First-Generation Student Panel shares perspectives on navigating college

By Marvin Villanueva and Billy Huang, March 14, 2023

Cal Poly Pomona’s Reading, Advising & Mentoring Program hosted a first-generation student panel to discuss strategies on how to better navigate campus life.   

Held March 7 in Building 98C, the panel allowed first-generation student speakers to share their experiences with new first-gen students as a way to make connections with people who were in their shoes a few years prior.  

“The goal is really to show them that this is where you might be in a few years,” said RAMP advisor, Denise Aranda-Cedillos. “This is what resources you can connect with; this is how you can kind of navigate the struggles of being a first-gen student.”  

Upper-division students spoke on numerous first-gen student issues such as time management, homesickness and finding a safe spot on campus where they felt like they belonged in CPP for the first time. 

Bella Acuna, a third-year transfer student from Alaska, recalled worrying about moving thousands of miles away from home while trying to transition into a much larger city. 

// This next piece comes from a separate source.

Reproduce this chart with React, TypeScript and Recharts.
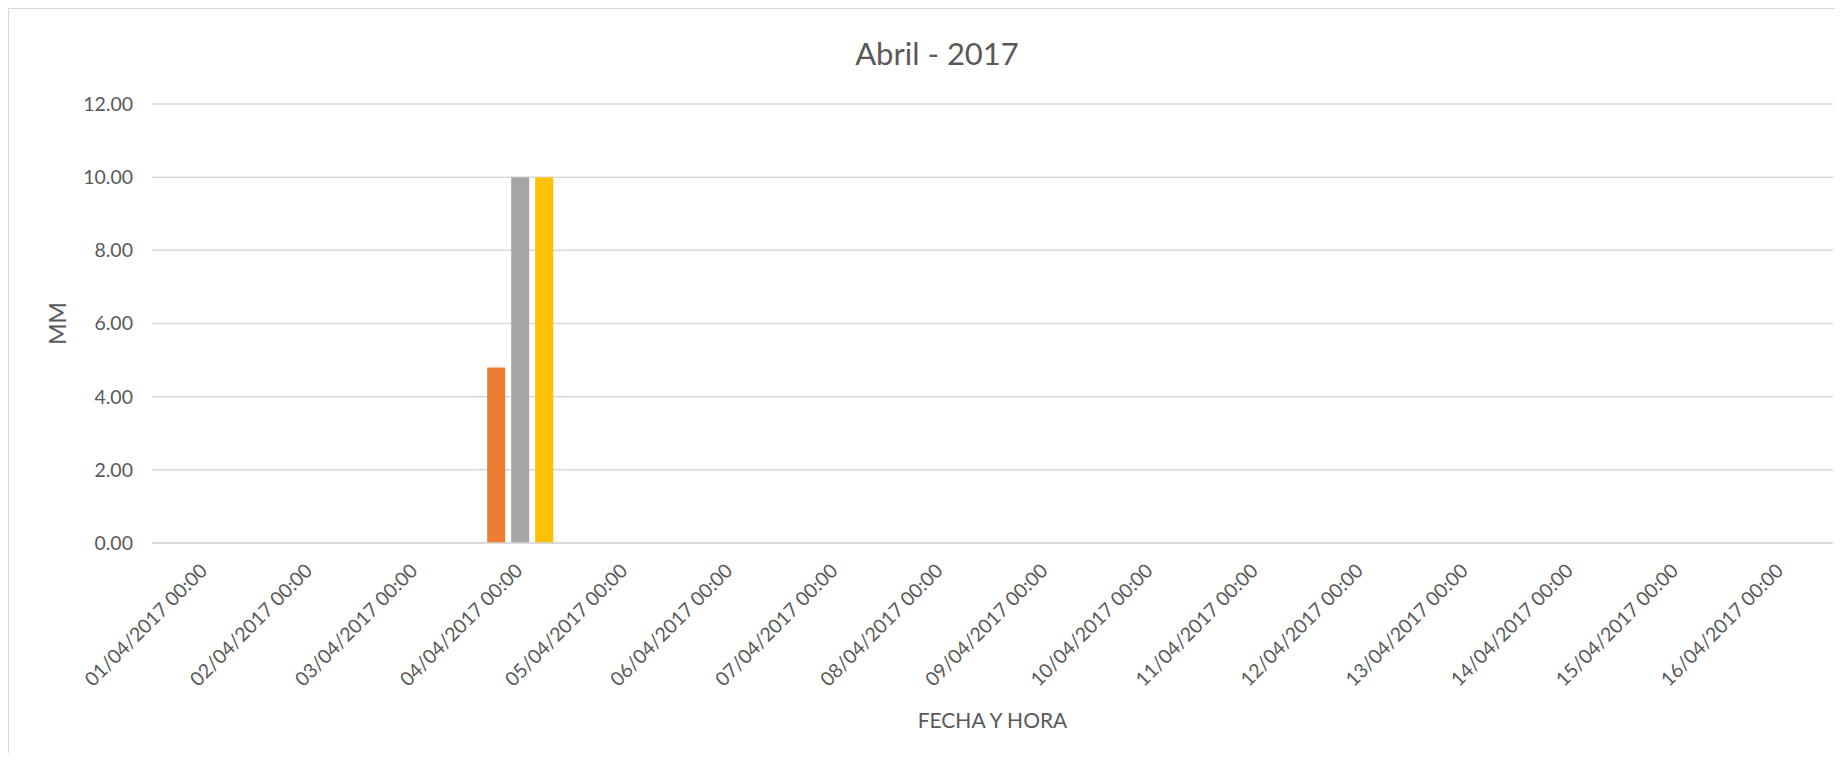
import React from 'react';
import { BarChart, Bar, XAxis, YAxis, CartesianGrid, Label } from 'recharts';

const fechas = [
  '01/04/2017 00:00', '02/04/2017 00:00', '03/04/2017 00:00', '04/04/2017 00:00',
  '05/04/2017 00:00', '06/04/2017 00:00', '07/04/2017 00:00', '08/04/2017 00:00',
  '09/04/2017 00:00', '10/04/2017 00:00', '11/04/2017 00:00', '12/04/2017 00:00',
  '13/04/2017 00:00', '14/04/2017 00:00', '15/04/2017 00:00', '16/04/2017 00:00',
];
const serieNaranja = [0, 0, 0, 4.8, 0, 0, 0, 0, 0, 0, 0, 0, 0, 0, 0, 0];
const serieGris = [0, 0, 0, 10, 0, 0, 0, 0, 0, 0, 0, 0, 0, 0, 0, 0];
const serieAmarilla = [0, 0, 0, 10, 0, 0, 0, 0, 0, 0, 0, 0, 0, 0, 0, 0];
const yTicks = [0, 2, 4, 6, 8, 10, 12];

const data = fechas.map((fecha, i) => ({
  fecha,
  naranja: serieNaranja[i],
  gris: serieGris[i],
  amarilla: serieAmarilla[i],
}));

const FONT = 'Lato, "Open Sans", sans-serif';
const TEXT = '#595959';
const GRID = '#d9d9d9';

function FechaTick(props: any) {
  const { x, y, payload } = props;
  const tx = x + 4;
  const ty = y + 21;
  return (
    <text
      x={tx}
      y={ty}
      transform={`rotate(-45, ${tx}, ${ty})`}
      textAnchor="end"
      fill={TEXT}
      fontSize={19.5}
      fontFamily={FONT}
    >
      {payload.value}
    </text>
  );
}

export default function App() {
  return (
    <div
      style={{
        position: 'relative',
        width: 1826,
        height: 744,
        borderTop: `1px solid ${GRID}`,
        borderLeft: `1px solid ${GRID}`,
        background: '#fff',
        fontFamily: FONT,
      }}
    >
      <div
        style={{
          position: 'absolute',
          left: 628,
          width: 600,
          top: 29,
          textAlign: 'center',
          fontSize: 31,
          lineHeight: '31px',
          color: TEXT,
        }}
      >
        Abril - 2017
      </div>
      <BarChart
        width={1826}
        height={744}
        data={data}
        margin={{ top: 95, right: 2, left: 0, bottom: 0 }}
        barSize={18}
        barGap={6}
      >
        <CartesianGrid vertical={false} stroke={GRID} strokeWidth={1.5} />
        <XAxis
          dataKey="fecha"
          height={210}
          interval={0}
          axisLine={{ stroke: GRID, strokeWidth: 1.5 }}
          tickLine={false}
          tick={<FechaTick />}
        >
          <Label
            content={({ viewBox }: any) => (
              <text
                x={viewBox.x + viewBox.width / 2}
                y={viewBox.y + 185}
                textAnchor="middle"
                fill={TEXT}
                fontSize={21}
                fontFamily={FONT}
              >
                FECHA Y HORA
              </text>
            )}
          />
        </XAxis>
        <YAxis
          width={143}
          domain={[0, 12]}
          ticks={yTicks}
          tickFormatter={(v: number) => v.toFixed(2)}
          axisLine={false}
          tickLine={false}
          tickMargin={13}
          tick={{ fill: TEXT, fontSize: 19.5, fontFamily: FONT }}
        >
          <Label
            content={({ viewBox }: any) => {
              const cy = viewBox.y + viewBox.height / 2;
              return (
                <text
                  x={48}
                  y={cy}
                  transform={`rotate(-90, 48, ${cy})`}
                  textAnchor="middle"
                  dominantBaseline="central"
                  fill={TEXT}
                  fontSize={23}
                  fontFamily={FONT}
                >
                  MM
                </text>
              );
            }}
          />
        </YAxis>
        <Bar dataKey="naranja" fill="#ED7D31" isAnimationActive={false} />
        <Bar dataKey="gris" fill="#A5A5A5" isAnimationActive={false} />
        <Bar dataKey="amarilla" fill="#FFC000" isAnimationActive={false} />
      </BarChart>
    </div>
  );
}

“When I first moved here I was really worried about how I would fit in to the city in general, meeting three new roommates when I have no idea who they were,” said Acuna. “I always thought that in order to set up my future the right way I need my college degree, because having a degree just sets you up so much more ahead than those who don’t. As a first-gen, I wanted to have the opportunities that my parents didn’t have, so I just wanted to take advantage of this.”  

Instead of following her parents, Acuna had to decide on whether staying home was really the best option. Acuna said during the panel that attending CPP made the process of fitting in a lot easier as CPP has a large population of Latin American students.  

On the other hand, Daniella De La Torre, a psychology student, had trouble managing the newfound freedom that being a college student allows, and combatted the issue by seeking out academic clubs in order to feel more productive during the day. 

Billy Huang | The Poly Post

Torre as well as Hector Garcia, a construction engineering and management student, both agreed that clubs are the best way for students to find great resources such as RAMP that they can rely on and feel a sense of belonging at CPP.  

“I’ve mentored some of the residents, it just feels really nice being able to help out others just like I was helped,” said Torre. “Just makes you feel a lot more connected knowing that someone is going through something similar to you.” 

 Garcia also describes feeling a sense of belonging when other people shared similar struggles, and how it’s important for students to find resources and programs that aim to help them at CPP.  

“I took advantage of the little club fairs when I was a first-year transfer student,” said Garcia. “One of the first programs I was in was PolyTransfer, and it helped me transition from community college to Cal Poly Pomona.” 

Aerospace engineering student Marcelino Atilano said as a first-year RAMP mentee, he attended the panel to hear practical advice on how to manage his college experience.  

“I want to learn more about these people that’s been here before me and their experience,” Atilano said. “(RAMP) is a nice place I can go the people are nice, and they are actually helping my skill sets to be better than what I’m doing so far.” 

According to RAMP’s mission statement on the CPP website, their goal is to increase the retention and graduation rates of low-income, first-generation students and students with disabilities at CPP.  

As a TRIO Student Support Service, RAMP assists students within these demographics with various services such as peer mentoring, advising and graduate entrance exam preparations. By providing academic and personal support to participants, students are able to persist at CPP and graduate in a timely manner.  

 “Our program is there to help students specifically in their first years at Cal Poly” said RAMP peer mentor Casie Lundquist Emery. “We basically are here for you and whatever you need from us. And if we can’t provide it, we’ll direct you to resources that will help you.”  

Additional information about RAMP can be found on their webpage on CPP’s website.